» **EXERCISE DESCRIPTION**
Extract word for word the lines of the listing from its start to the line holding "6000, 7000, 8000];", both ends kept; pictures are not part of the copy.

++++++++++

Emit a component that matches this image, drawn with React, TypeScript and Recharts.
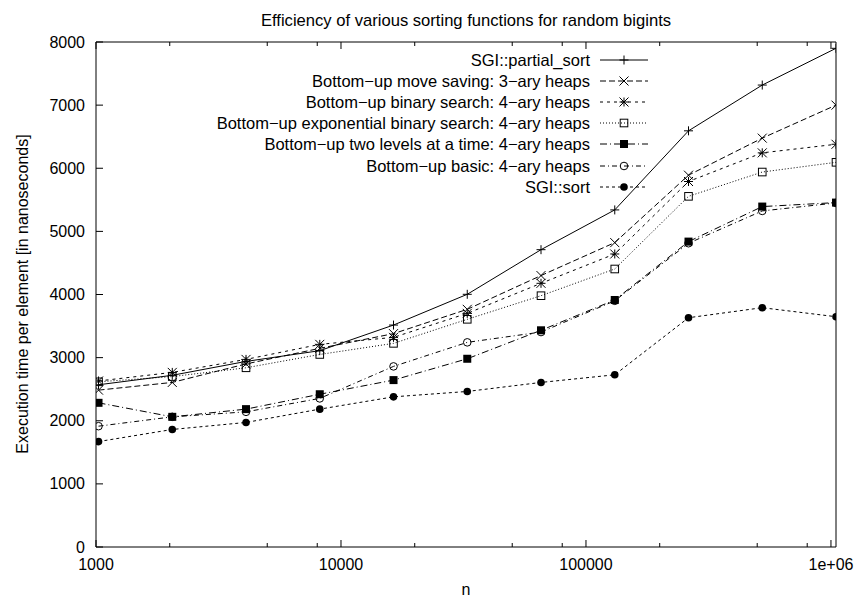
import React from "react";
import { LineChart, Line, XAxis, YAxis, Legend } from "recharts";

// problem sizes (2^10 .. 2^20)
const sizes = [1024, 2048, 4096, 8192, 16384, 32768, 65536, 131072, 262144, 524288, 1048576];

// execution time per element [ns]
const partialSort = [2570, 2720, 2940, 3110, 3516, 4003, 4710, 5340, 6593, 7318, 7900];
const moveSaving3 = [2485, 2607, 2900, 3147, 3380, 3765, 4300, 4822, 5890, 6477, 7000];
const binarySearch4 = [2630, 2766, 2972, 3210, 3321, 3701, 4177, 4642, 5790, 6244, 6380];
const expBinarySearch4 = [2617, 2700, 2839, 3050, 3226, 3607, 3981, 4404, 5555, 5940, 6094];
const twoLevels4 = [2284, 2062, 2184, 2420, 2644, 2982, 3433, 3913, 4838, 5393, 5456];
const basic4 = [1914, 2062, 2141, 2354, 2861, 3242, 3405, 3900, 4812, 5324, 5450];
const sgiSort = [1670, 1862, 1973, 2184, 2379, 2464, 2607, 2728, 3632, 3791, 3648];

const xMajorTicks = [1000, 10000, 100000, 1000000];
const xMajorLabels = ["1000", "10000", "100000", "1e+06"];
const xMinorTicks = [2000, 5000, 8000, 20000, 50000, 80000, 200000, 500000, 800000];
const yTicks = [0, 1000, 2000, 3000, 4000, 5000, 6000, 7000, 8000];

const series = [
  { key: "partialSort", name: "SGI::partial_sort", values: partialSort, dash: undefined, marker: "plus" },
  { key: "moveSaving3", name: "Bottom\u2212up move saving: 3\u2212ary heaps", values: moveSaving3, dash: "6 3", marker: "cross" },
  { key: "binarySearch4", name: "Bottom\u2212up binary search: 4\u2212ary heaps", values: binarySearch4, dash: "3 4", marker: "star" },
  { key: "expBinarySearch4", name: "Bottom\u2212up exponential binary search: 4\u2212ary heaps", values: expBinarySearch4, dash: "1 2", marker: "box" },
  { key: "twoLevels4", name: "Bottom\u2212up two levels at a time: 4\u2212ary heaps", values: twoLevels4, dash: "7 3 1 3", marker: "fbox" },
  { key: "basic4", name: "Bottom\u2212up basic: 4\u2212ary heaps", values: basic4, dash: "5 3 1 3", marker: "circle" },
  { key: "sgiSort", name: "SGI::sort", values: sgiSort, dash: "3 3", marker: "fcircle" },
];

const rows = sizes.map((n, i) => {
  const row: Record<string, number> = { n };
  series.forEach((s) => (row[s.key] = s.values[i]));
  return row;
});

const FONT = "'Liberation Sans', Arial, Helvetica, sans-serif";
const W = 861;
const H = 599;

function Marker({ kind, cx, cy }: { kind: string; cx: number; cy: number }) {
  const s = 4.5;
  const plus = `M${cx - s},${cy}H${cx + s}M${cx},${cy - s}V${cy + s}`;
  const cross = `M${cx - s},${cy - s}L${cx + s},${cy + s}M${cx - s},${cy + s}L${cx + s},${cy - s}`;
  switch (kind) {
    case "plus":
      return <path d={plus} stroke="#000" strokeWidth={1} fill="none" />;
    case "cross":
      return <path d={cross} stroke="#000" strokeWidth={1} fill="none" />;
    case "star":
      return <path d={plus + cross} stroke="#000" strokeWidth={1} fill="none" />;
    case "box":
      return <rect x={cx - 3.8} y={cy - 3.8} width={7.6} height={7.6} stroke="#000" strokeWidth={1} fill="none" />;
    case "fbox":
      return <rect x={cx - 4} y={cy - 4} width={8} height={8} fill="#000" />;
    case "circle":
      return <circle cx={cx} cy={cy} r={3.8} stroke="#000" strokeWidth={1} fill="none" />;
    default:
      return <circle cx={cx} cy={cy} r={3.8} fill="#000" />;
  }
}

const BottomTick = (props: any) => {
  const { x, y, payload } = props;
  const idx = xMajorTicks.indexOf(payload.value);
  const major = idx >= 0;
  return (
    <g>
      <line x1={x} x2={x} y1={y} y2={y - (major ? 7 : 4)} stroke="#000" strokeWidth={1} />
      {major && (
        <text x={x} y={y + 17} textAnchor="middle" dominantBaseline="central" fontSize={16} fontFamily={FONT} fill="#000">
          {xMajorLabels[idx]}
        </text>
      )}
    </g>
  );
};

const TopTick = (props: any) => {
  const { x, y, payload } = props;
  const major = xMajorTicks.indexOf(payload.value) >= 0;
  return <line x1={x} x2={x} y1={y} y2={y + (major ? 7 : 4)} stroke="#000" strokeWidth={1} />;
};

const LeftTick = (props: any) => {
  const { x, y, payload } = props;
  return (
    <g>
      <line x1={x} x2={x + 7} y1={y} y2={y} stroke="#000" strokeWidth={1} />
      <text x={x - 11} y={y} textAnchor="end" dominantBaseline="central" fontSize={16} fontFamily={FONT} fill="#000">
        {payload.value}
      </text>
    </g>
  );
};

const RightTick = (props: any) => {
  const { x, y } = props;
  return <line x1={x} x2={x - 7} y1={y} y2={y} stroke="#000" strokeWidth={1} />;
};

const TitleLabel = () => (
  <text x={466} y={20} textAnchor="middle" dominantBaseline="central" fontSize={16.6} fontFamily={FONT} fill="#000">
    Efficiency of various sorting functions for random bigints
  </text>
);

const XLabel = () => (
  <text x={466} y={589} textAnchor="middle" dominantBaseline="central" fontSize={16} fontFamily={FONT} fill="#000">
    n
  </text>
);

const YLabel = () => (
  <text
    x={22}
    y={294}
    transform="rotate(-90 22 294)"
    textAnchor="middle"
    dominantBaseline="central"
    fontSize={16}
    fontFamily={FONT}
    fill="#000"
  >
    Execution time per element [in nanoseconds]
  </text>
);

const LegendBox = () => (
  <div style={{ position: "relative", width: W, height: 200, fontFamily: FONT, fontSize: 16.5, color: "#000" }}>
    {series.map((s, i) => {
      const cy = 60 + i * 21.1;
      return (
        <React.Fragment key={s.key}>
          <div style={{ position: "absolute", right: W - 590, top: cy - 10, lineHeight: "20px", whiteSpace: "nowrap" }}>
            {s.name}
          </div>
          <svg style={{ position: "absolute", left: 598, top: cy - 10 }} width={52} height={20}>
            <line x1={2} y1={10} x2={50} y2={10} stroke="#000" strokeWidth={1} strokeDasharray={s.dash} />
            <Marker kind={s.marker} cx={26} cy={10} />
          </svg>
        </React.Fragment>
      );
    })}
  </div>
);

export default function App() {
  return (
    <div style={{ position: "absolute", left: 0, top: 0, background: "#fff" }}>
      <LineChart width={W} height={H} data={rows} margin={{ top: 41, right: 24, bottom: 0, left: 0 }}>
        <XAxis
          xAxisId="bottom"
          dataKey="n"
          type="number"
          scale="log"
          domain={[1000, 1048576]}
          allowDataOverflow
          ticks={[...xMajorTicks, ...xMinorTicks]}
          interval={0}
          tickSize={0}
          tickMargin={0}
          tickLine={false}
          tick={<BottomTick />}
          height={52}
          stroke="#000"
          label={<XLabel />}
        />
        <XAxis
          xAxisId="top"
          orientation="top"
          dataKey="n"
          type="number"
          scale="log"
          domain={[1000, 1048576]}
          allowDataOverflow
          ticks={[...xMajorTicks, ...xMinorTicks]}
          interval={0}
          tickSize={0}
          tickMargin={0}
          tickLine={false}
          tick={<TopTick />}
          height={1}
          stroke="#000"
          label={<TitleLabel />}
        />
        <YAxis
          yAxisId="left"
          type="number"
          domain={[0, 8000]}
          ticks={yTicks}
          interval={0}
          tickSize={0}
          tickMargin={0}
          tickLine={false}
          tick={<LeftTick />}
          width={96}
          stroke="#000"
          label={<YLabel />}
        />
        <YAxis
          yAxisId="right"
          orientation="right"
          type="number"
          domain={[0, 8000]}
          ticks={yTicks}
          interval={0}
          tickSize={0}
          tickMargin={0}
          tickLine={false}
          tick={<RightTick />}
          width={1}
          stroke="#000"
        />
        <Legend
          layout="vertical"
          align="center"
          verticalAlign="middle"
          content={<LegendBox />}
          wrapperStyle={{ position: "absolute", left: 0, top: 0, width: W, height: 200, pointerEvents: "none" }}
        />
        {series.map((s) => (
          <Line
            key={s.key}
            xAxisId="bottom"
            yAxisId="left"
            dataKey={s.key}
            name={s.name}
            type="linear"
            stroke="#000"
            strokeWidth={1}
            strokeDasharray={s.dash}
            isAnimationActive={false}
            dot={(p: any) => <Marker key={`${s.key}-${p.index}`} kind={s.marker} cx={p.cx} cy={p.cy} />}
            activeDot={false}
          />
        ))}
      </LineChart>
    </div>
  );
}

++++++++++

» **RESPONSE TO THE TASK**
Emit a component that matches this image, drawn with React, TypeScript and Recharts.
import React from "react";
import { LineChart, Line, XAxis, YAxis, Legend } from "recharts";

// problem sizes (2^10 .. 2^20)
const sizes = [1024, 2048, 4096, 8192, 16384, 32768, 65536, 131072, 262144, 524288, 1048576];

// execution time per element [ns]
const partialSort = [2570, 2720, 2940, 3110, 3516, 4003, 4710, 5340, 6593, 7318, 7900];
const moveSaving3 = [2485, 2607, 2900, 3147, 3380, 3765, 4300, 4822, 5890, 6477, 7000];
const binarySearch4 = [2630, 2766, 2972, 3210, 3321, 3701, 4177, 4642, 5790, 6244, 6380];
const expBinarySearch4 = [2617, 2700, 2839, 3050, 3226, 3607, 3981, 4404, 5555, 5940, 6094];
const twoLevels4 = [2284, 2062, 2184, 2420, 2644, 2982, 3433, 3913, 4838, 5393, 5456];
const basic4 = [1914, 2062, 2141, 2354, 2861, 3242, 3405, 3900, 4812, 5324, 5450];
const sgiSort = [1670, 1862, 1973, 2184, 2379, 2464, 2607, 2728, 3632, 3791, 3648];

const xMajorTicks = [1000, 10000, 100000, 1000000];
const xMajorLabels = ["1000", "10000", "100000", "1e+06"];
const xMinorTicks = [2000, 5000, 8000, 20000, 50000, 80000, 200000, 500000, 800000];
const yTicks = [0, 1000, 2000, 3000, 4000, 5000, 6000, 7000, 8000];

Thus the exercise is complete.